Direction: Retype every line from the start of the data down to and including the line with "import numpy as np". Skip the pictures.

Data lines:

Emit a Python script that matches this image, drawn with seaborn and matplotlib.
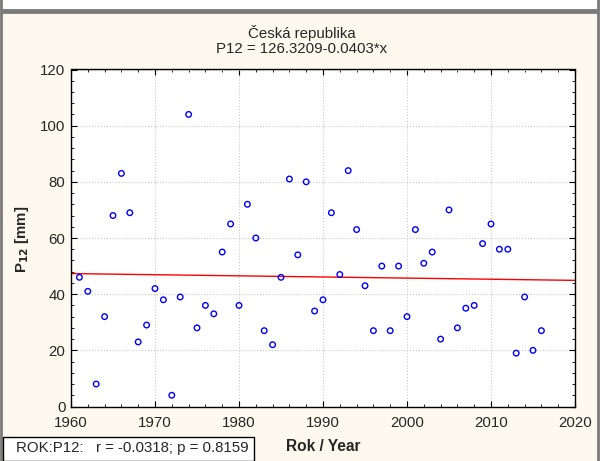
import matplotlib
matplotlib.use("Agg")
import matplotlib.pyplot as plt
import matplotlib.patches as mpatches
from matplotlib.ticker import MultipleLocator
import seaborn as sns
import pandas as pd
import numpy as np

# data
years = list(range(1961, 2017))
p12 = [46, 41, 8, 32, 68, 83, 69, 23, 29, 42,
       38, 4, 39, 104, 28, 36, 33, 55, 65, 36,
       72, 60, 27, 22, 46, 81, 54, 80, 34, 38,
       69, 47, 84, 63, 43, 27, 50, 27, 50, 32,
       63, 51, 55, 24, 70, 28, 35, 36, 58, 65,
       56, 56, 19, 39, 20, 27]
intercept = 126.3209
slope = -0.0403
title_lines = ["Česká republika", "P12 = 126.3209-0.0403*x"]
stats_text = "ROK:P12:   r = -0.0318; p = 0.8159"

df = pd.DataFrame({"year": years, "p12": p12})
line_x = np.array([1960, 2020])
fit = pd.DataFrame({"year": line_x, "p12": intercept + slope * line_x})

sns.set_style("ticks")
plt.rcParams["font.family"] = ["Liberation Sans", "DejaVu Sans"]
fs = 10.8

W, H = 600, 461
fig = plt.figure(figsize=(6, 4.61), dpi=100)
fig.patch.set_facecolor("#fdf9ee")
ax = fig.add_axes([71 / W, 1 - 406.5 / H, 504 / W, 337 / H])
ax.set_facecolor("white")

sns.lineplot(data=fit, x="year", y="p12", color="red", linewidth=1, ax=ax)
sns.scatterplot(data=df, x="year", y="p12", marker="o", s=16,
                facecolors="none", edgecolor="blue", linewidth=1, ax=ax, zorder=3)

ax.set_xlim(1960, 2020)
ax.set_ylim(0, 120)
ax.xaxis.set_major_locator(MultipleLocator(10))
ax.xaxis.set_minor_locator(MultipleLocator(2))
ax.yaxis.set_major_locator(MultipleLocator(20))
ax.yaxis.set_minor_locator(MultipleLocator(4))
ax.tick_params(which="both", direction="in", top=True, right=True, labelsize=fs, color="black")
ax.tick_params(which="major", length=4)
ax.tick_params(which="minor", length=2)
ax.tick_params(axis="x", which="major", pad=6.5)
ax.tick_params(axis="y", which="major", pad=4)
ax.grid(True, which="major", color="#c8c8c8", linestyle=":", linewidth=0.8)
for s in ax.spines.values():
    s.set_color("black")
    s.set_linewidth(1)

ax.set_xlabel("")
ax.set_ylabel("")
fig.text(22 / W, 1 - 239 / H, r"P$_{\mathbf{12}}$ [mm]", fontsize=fs, fontweight="bold",
         rotation=90, ha="center", va="center")
fig.text(323 / W, 1 - 446 / H, "Rok / Year", fontsize=11.2, fontweight="bold",
         ha="center", va="center")

fig.text(302 / W, 1 - 33 / H, title_lines[0], fontsize=fs, ha="center", va="center")
fig.text(302 / W, 1 - 49 / H, title_lines[1], fontsize=fs, ha="center", va="center")

# stats box bottom-left
fig.text(16 / W, 1 - 448 / H, stats_text, fontsize=fs, ha="left", va="center")
fig.patches.append(mpatches.Rectangle((3 / W, 0), 251 / W, 24 / H, transform=fig.transFigure,
                                      facecolor="white", edgecolor="black", linewidth=1, zorder=-1))

# outer frames
fig.patches.append(mpatches.Rectangle((1 / W, 1 - 10 / H), 597 / W, 12 / H, transform=fig.transFigure,
                                      facecolor="white", edgecolor="#7a7a7a", linewidth=2, zorder=-2))
fig.patches.append(mpatches.Rectangle((1 / W, -2 / H), 597 / W, 1 - 10 / H, transform=fig.transFigure,
                                      facecolor="none", edgecolor="#7a7a7a", linewidth=2, zorder=-2))

fig.savefig("out.png", dpi=100)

Solution to the problem:
Emit a Python script that matches this image, drawn with seaborn and matplotlib.
import matplotlib
matplotlib.use("Agg")
import matplotlib.pyplot as plt
import matplotlib.patches as mpatches
from matplotlib.ticker import MultipleLocator
import seaborn as sns
import pandas as pd
import numpy as np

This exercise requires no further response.